Motorcycle Tire Load Capacity
As I've repeated an annoyingly large amount of times, you should follow the manufacturer’s recommendation on this.
That said, buying a tire with a larger load capacity than specified isn't going to do any harm. You won't increase the maximum load limit of your motorcycle, and it might add a bit of unnecessary rolling resistance. But that's no biggie. On the flip side, getting a tire with a smaller load limit is always a bad idea. Because, pop!
On alphabetical tire codes, the “Load Range X” part corresponds to a ply rating. This is a measurement of how sturdy the tire is, which in turn relates to how much weight it can carry. However, the actual number of kilograms is dependent on the size and inflation pressure of the tire. So, "Load Range X" remains a nebulous concept that doesn't mean much by itself. Just match what the OEM recommends, and put it out of your mind.

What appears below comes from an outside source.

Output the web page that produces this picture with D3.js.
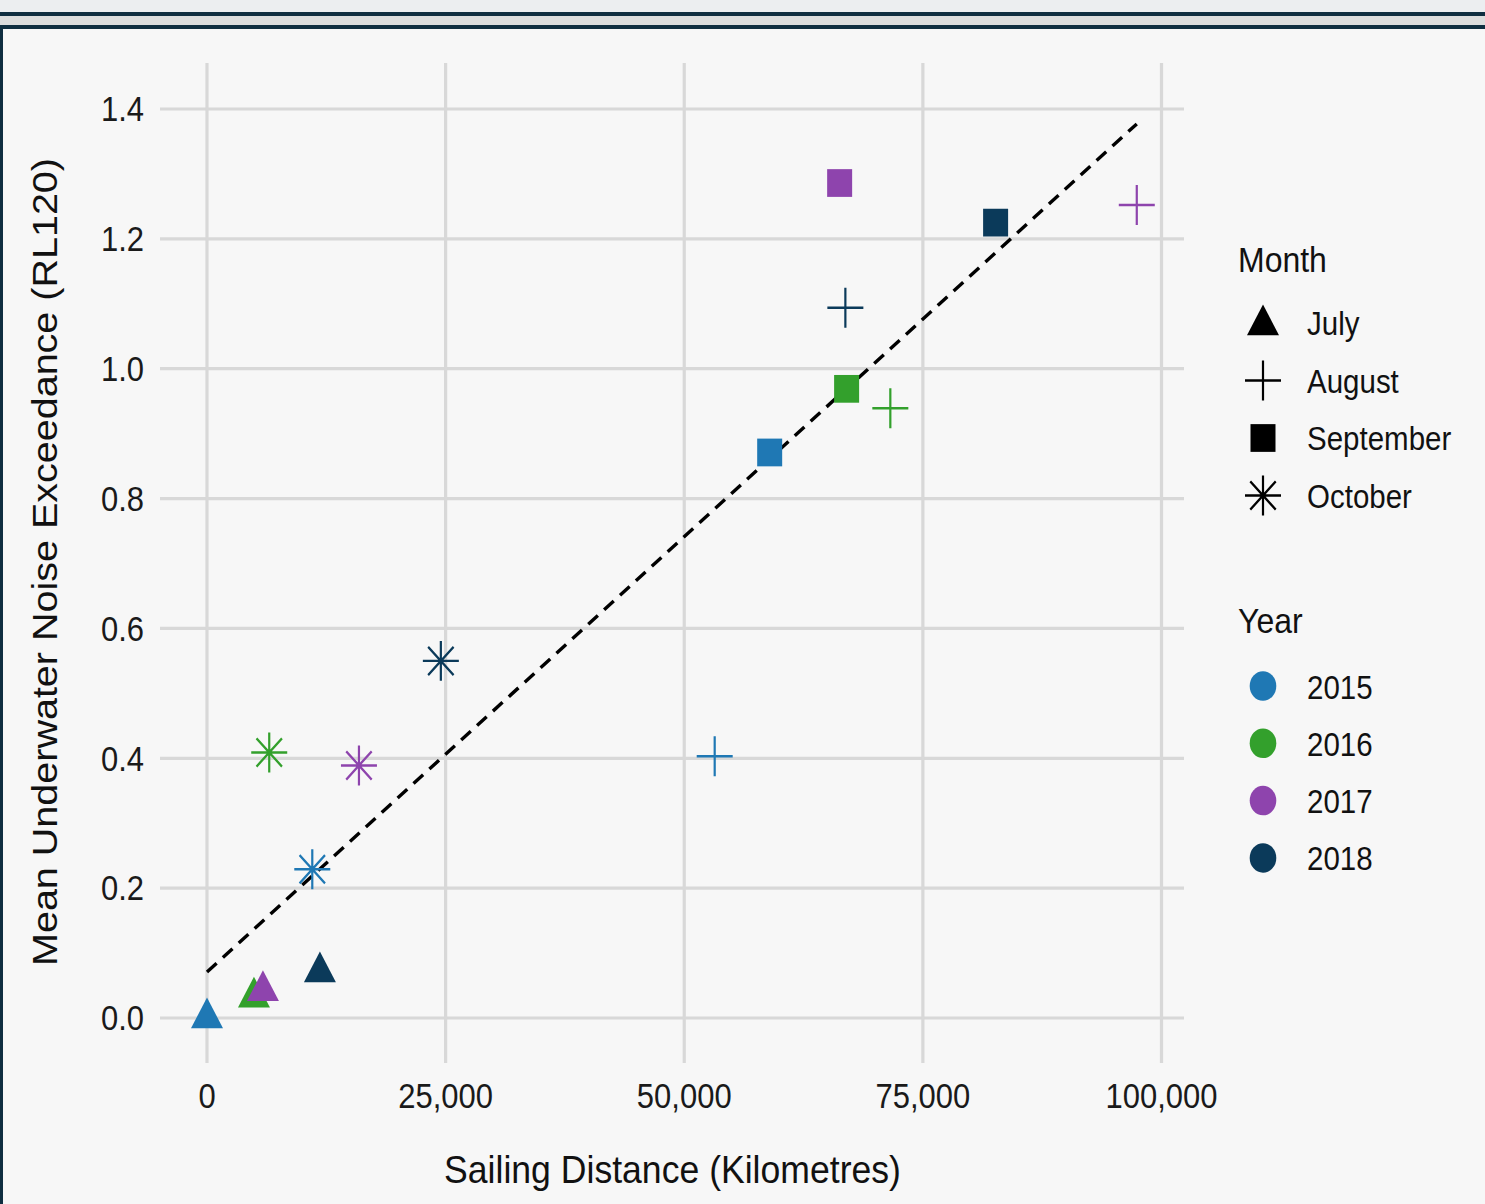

Load indexes, on the other hand, are easy to understand. They directly correspond to the maximum weight that each tire can carry when inflated to the tire's maximum psi. But beware of two things. One - your motorcycle probably suggests an inflation pressure lower than the tire's maximum psi. So for your purposes, the tires on your bike will have a slightly smaller load limit than indicated on the sidewalls. Two - your motorcycle's weight distribution is not 50-50. So, never assume that the load indexes from the front and rear tires add up to the maximum weight of the vehicle. In all likelihood, the weight limit of the motorcycle, passengers and cargo is much lower than the sum of two tire capacities.
The bottom line is this: fit your motorcycle with tires of equal or greater load capacities than specified by the OEM. Then, load your bike according to the motorcycle manufacturer's guidelines; not according to the load indexes on your tires.